§ Problem to work on
Copy out all lines that carry the word "this".

§ Material provided
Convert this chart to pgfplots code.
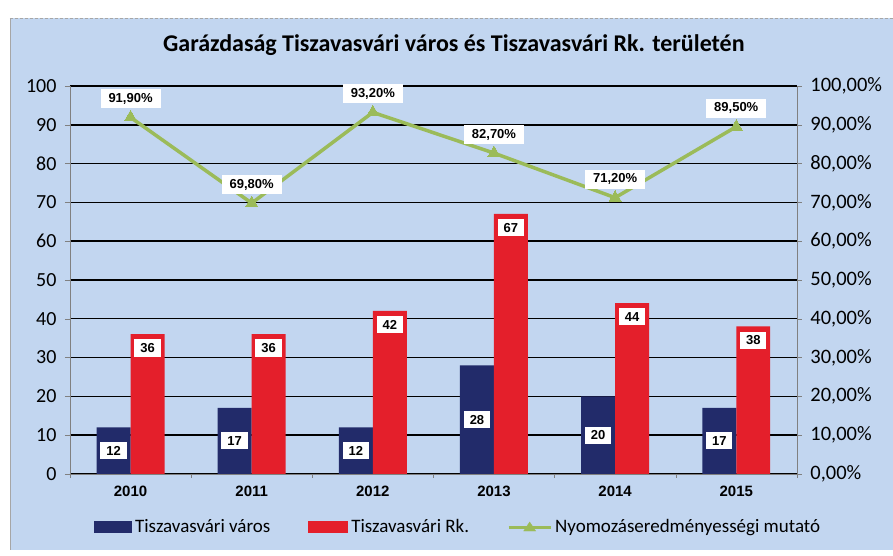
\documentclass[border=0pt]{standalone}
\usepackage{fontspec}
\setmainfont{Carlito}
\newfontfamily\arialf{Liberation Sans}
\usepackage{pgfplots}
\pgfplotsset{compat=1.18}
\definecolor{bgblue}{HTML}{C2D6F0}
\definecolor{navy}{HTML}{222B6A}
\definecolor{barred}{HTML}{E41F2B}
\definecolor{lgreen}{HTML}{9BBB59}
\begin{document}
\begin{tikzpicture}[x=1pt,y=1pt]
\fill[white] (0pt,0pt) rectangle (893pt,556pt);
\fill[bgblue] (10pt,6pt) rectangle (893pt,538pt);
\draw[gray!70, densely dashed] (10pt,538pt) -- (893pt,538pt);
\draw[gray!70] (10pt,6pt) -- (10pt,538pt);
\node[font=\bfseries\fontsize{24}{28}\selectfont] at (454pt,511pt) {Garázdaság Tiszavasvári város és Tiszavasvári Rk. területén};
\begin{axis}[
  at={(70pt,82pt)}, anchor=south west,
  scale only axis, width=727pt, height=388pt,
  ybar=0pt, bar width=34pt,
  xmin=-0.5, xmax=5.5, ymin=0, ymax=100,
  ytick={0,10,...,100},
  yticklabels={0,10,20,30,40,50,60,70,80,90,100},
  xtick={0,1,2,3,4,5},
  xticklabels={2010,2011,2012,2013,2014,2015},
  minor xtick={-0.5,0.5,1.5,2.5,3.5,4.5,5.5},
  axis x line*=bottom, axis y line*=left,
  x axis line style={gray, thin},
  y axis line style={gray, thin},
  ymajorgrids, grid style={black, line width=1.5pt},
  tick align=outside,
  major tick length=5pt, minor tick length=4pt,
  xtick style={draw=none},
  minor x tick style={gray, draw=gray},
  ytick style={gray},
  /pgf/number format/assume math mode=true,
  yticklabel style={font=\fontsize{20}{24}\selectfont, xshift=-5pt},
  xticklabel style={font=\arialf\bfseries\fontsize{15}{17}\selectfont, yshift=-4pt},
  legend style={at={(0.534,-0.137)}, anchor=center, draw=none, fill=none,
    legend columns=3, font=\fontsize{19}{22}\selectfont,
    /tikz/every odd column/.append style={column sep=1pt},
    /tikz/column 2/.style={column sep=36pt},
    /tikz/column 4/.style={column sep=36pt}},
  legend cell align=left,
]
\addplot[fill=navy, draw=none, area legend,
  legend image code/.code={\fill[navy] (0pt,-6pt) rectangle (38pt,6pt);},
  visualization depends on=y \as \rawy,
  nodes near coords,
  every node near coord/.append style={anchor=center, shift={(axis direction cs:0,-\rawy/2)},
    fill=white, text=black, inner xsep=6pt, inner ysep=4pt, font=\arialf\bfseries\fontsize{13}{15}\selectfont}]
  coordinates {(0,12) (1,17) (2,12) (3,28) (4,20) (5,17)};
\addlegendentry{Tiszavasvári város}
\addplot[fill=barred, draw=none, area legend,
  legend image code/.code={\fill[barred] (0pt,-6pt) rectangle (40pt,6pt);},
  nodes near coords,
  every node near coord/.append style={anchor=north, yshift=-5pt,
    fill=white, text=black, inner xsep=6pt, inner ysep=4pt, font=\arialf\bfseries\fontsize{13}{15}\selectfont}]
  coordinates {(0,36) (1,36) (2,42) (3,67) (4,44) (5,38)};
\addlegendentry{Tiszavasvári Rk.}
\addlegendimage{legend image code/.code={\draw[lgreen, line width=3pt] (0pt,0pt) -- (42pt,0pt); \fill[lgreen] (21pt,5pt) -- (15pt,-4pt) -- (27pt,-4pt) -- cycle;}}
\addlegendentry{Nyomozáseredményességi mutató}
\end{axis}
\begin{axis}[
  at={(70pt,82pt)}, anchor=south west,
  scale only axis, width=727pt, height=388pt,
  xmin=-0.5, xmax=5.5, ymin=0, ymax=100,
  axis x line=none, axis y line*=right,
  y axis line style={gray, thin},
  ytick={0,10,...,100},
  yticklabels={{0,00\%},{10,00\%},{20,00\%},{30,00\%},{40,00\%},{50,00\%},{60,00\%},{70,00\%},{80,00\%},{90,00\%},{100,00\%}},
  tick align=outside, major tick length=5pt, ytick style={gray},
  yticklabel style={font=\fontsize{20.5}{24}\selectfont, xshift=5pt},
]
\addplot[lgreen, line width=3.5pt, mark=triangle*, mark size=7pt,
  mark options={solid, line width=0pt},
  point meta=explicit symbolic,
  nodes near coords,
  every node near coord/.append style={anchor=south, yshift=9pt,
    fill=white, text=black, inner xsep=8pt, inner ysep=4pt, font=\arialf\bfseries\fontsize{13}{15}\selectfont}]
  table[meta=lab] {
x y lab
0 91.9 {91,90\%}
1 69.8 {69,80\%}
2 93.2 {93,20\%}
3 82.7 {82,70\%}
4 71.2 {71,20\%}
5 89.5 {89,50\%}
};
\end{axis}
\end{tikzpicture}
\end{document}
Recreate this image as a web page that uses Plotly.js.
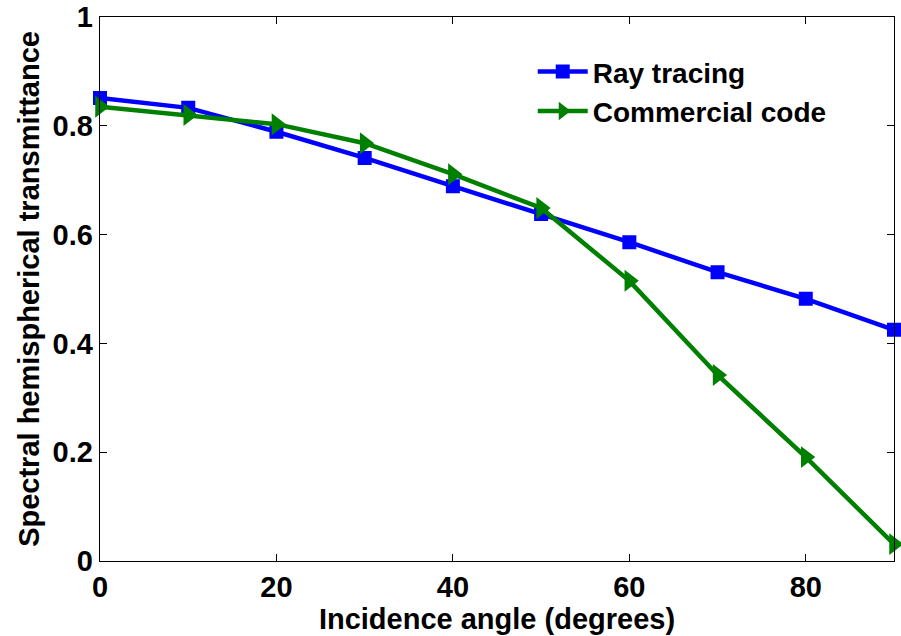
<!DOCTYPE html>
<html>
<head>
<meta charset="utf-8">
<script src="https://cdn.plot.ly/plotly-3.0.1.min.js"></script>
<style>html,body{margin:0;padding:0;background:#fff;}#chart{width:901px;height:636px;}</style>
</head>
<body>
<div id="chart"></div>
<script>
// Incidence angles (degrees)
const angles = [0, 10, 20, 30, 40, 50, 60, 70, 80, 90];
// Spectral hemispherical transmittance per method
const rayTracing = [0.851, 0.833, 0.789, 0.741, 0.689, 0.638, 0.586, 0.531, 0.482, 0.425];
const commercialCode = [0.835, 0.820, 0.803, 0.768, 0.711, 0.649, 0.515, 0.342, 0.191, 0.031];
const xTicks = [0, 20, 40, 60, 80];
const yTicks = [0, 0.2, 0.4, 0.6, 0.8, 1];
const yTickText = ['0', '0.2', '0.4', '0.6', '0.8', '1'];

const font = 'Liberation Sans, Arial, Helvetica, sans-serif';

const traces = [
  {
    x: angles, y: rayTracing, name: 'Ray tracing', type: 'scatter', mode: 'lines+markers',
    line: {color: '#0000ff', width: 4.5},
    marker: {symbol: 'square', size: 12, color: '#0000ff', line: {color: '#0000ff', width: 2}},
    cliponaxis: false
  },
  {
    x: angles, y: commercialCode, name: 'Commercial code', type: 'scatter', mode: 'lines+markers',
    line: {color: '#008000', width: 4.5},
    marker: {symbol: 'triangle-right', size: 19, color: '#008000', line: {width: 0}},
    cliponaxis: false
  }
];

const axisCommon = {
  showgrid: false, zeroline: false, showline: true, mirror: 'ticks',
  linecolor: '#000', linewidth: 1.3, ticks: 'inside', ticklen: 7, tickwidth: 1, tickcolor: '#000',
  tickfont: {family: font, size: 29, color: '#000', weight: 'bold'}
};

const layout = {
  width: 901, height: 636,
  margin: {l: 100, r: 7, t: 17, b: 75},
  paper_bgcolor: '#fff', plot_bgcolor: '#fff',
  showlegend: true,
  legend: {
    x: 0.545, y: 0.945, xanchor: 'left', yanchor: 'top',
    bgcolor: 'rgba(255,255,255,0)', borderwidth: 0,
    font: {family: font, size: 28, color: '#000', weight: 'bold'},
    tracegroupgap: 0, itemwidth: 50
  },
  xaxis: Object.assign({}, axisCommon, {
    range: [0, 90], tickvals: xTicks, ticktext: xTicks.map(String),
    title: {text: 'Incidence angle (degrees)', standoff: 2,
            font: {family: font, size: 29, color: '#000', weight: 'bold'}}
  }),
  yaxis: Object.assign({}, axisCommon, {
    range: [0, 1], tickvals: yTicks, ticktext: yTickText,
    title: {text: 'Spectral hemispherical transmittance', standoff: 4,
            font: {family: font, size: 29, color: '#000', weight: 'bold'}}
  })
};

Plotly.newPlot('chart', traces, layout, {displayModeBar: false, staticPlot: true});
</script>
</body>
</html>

§ Exercise answer
Convert this chart to pgfplots code.
Recreate this image as a web page that uses Plotly.js.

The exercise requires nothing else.